■ EXERCISE DETAILS ■
Look through the lines and report how many include the word "this", giving nothing but the number.

[Plotting code records]
— BEGIN —

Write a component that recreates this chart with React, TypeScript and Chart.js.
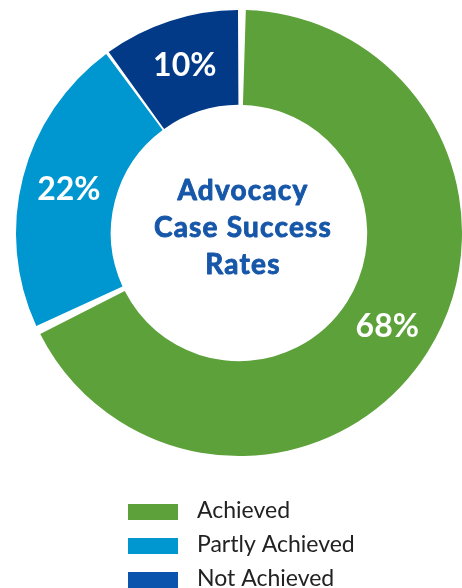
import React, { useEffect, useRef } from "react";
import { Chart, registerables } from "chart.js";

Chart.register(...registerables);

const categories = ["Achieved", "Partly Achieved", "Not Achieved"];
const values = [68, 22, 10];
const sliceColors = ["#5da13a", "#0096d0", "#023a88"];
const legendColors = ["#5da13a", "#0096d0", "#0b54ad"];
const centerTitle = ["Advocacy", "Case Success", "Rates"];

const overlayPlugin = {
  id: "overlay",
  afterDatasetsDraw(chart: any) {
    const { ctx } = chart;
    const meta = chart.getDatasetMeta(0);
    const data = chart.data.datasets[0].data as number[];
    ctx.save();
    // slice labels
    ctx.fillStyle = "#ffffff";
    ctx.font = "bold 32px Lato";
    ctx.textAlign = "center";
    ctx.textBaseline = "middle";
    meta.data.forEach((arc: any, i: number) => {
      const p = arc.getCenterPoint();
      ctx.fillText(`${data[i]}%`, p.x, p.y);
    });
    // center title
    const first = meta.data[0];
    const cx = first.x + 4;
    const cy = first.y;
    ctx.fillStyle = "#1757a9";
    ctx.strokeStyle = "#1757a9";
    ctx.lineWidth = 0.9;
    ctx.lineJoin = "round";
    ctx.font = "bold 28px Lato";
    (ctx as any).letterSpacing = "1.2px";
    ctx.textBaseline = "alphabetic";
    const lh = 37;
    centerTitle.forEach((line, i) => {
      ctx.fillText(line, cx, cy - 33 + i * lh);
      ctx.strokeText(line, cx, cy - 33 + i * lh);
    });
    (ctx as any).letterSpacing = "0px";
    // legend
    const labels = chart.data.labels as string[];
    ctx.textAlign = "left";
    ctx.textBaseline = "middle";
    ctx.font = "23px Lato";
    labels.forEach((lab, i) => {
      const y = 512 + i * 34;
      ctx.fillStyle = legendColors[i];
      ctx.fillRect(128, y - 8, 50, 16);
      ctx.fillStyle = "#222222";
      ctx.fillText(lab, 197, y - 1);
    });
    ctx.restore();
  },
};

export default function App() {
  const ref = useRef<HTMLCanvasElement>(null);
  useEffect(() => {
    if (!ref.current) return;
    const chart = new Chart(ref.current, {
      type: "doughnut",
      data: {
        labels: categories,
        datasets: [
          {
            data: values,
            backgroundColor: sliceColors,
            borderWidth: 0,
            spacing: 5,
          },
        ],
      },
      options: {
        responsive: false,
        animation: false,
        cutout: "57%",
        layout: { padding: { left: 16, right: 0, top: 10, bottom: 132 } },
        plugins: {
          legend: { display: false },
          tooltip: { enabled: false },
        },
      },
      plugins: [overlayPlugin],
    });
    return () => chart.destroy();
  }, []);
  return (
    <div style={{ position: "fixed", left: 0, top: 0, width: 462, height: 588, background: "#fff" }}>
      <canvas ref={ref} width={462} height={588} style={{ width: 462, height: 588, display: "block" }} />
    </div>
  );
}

— END —
— BEGIN —

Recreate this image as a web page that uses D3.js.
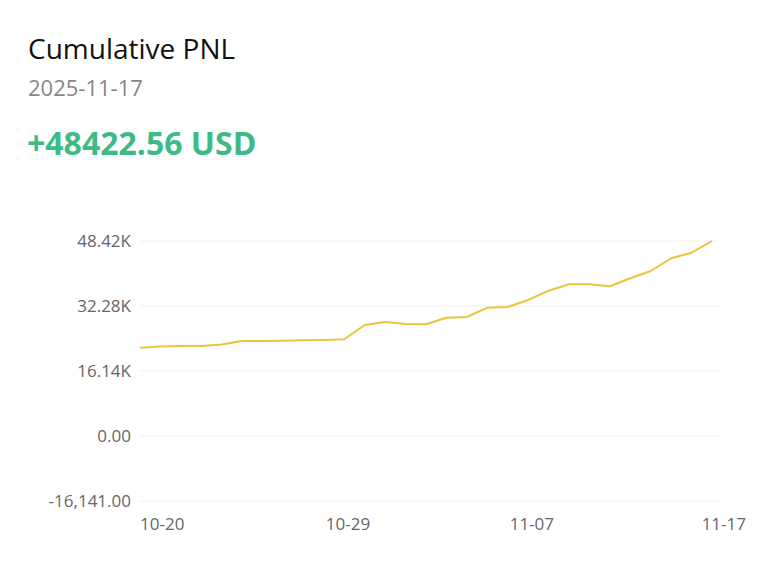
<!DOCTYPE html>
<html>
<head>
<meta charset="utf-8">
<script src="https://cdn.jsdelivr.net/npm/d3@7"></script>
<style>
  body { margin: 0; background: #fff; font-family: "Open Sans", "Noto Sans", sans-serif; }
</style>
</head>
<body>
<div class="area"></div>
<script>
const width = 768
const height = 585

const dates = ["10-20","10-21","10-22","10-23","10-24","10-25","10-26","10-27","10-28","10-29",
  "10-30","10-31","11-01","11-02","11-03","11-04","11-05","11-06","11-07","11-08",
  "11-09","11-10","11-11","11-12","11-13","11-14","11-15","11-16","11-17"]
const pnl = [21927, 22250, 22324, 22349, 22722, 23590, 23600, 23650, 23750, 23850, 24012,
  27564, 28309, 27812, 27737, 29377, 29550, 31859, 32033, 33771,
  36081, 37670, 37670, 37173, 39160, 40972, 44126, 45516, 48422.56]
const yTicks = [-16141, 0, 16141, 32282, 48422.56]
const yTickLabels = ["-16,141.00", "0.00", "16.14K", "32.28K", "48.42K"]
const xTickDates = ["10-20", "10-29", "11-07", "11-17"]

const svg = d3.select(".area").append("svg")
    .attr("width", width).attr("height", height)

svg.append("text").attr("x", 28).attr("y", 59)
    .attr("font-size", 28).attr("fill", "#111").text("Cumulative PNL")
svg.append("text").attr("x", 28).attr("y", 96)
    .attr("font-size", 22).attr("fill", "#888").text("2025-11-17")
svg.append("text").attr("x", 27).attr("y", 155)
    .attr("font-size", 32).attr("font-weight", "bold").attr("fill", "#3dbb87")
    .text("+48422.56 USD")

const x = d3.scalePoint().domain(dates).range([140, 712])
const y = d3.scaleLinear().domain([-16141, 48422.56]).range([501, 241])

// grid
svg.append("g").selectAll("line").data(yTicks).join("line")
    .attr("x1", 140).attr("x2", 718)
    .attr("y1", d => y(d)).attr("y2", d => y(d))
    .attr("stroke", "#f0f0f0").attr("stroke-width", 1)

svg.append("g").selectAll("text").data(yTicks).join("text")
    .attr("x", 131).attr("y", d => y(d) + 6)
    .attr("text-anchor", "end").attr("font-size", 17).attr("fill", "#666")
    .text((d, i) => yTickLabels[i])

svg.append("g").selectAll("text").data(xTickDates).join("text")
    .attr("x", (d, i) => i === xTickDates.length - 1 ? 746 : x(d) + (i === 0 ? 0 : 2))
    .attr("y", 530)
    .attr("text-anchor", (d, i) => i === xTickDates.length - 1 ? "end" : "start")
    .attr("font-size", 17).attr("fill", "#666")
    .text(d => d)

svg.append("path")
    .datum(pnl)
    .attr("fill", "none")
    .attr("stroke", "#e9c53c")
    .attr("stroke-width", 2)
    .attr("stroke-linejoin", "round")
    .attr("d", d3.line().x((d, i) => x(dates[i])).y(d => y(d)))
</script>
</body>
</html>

— END —

■ EXERCISE OUTPUT ■
2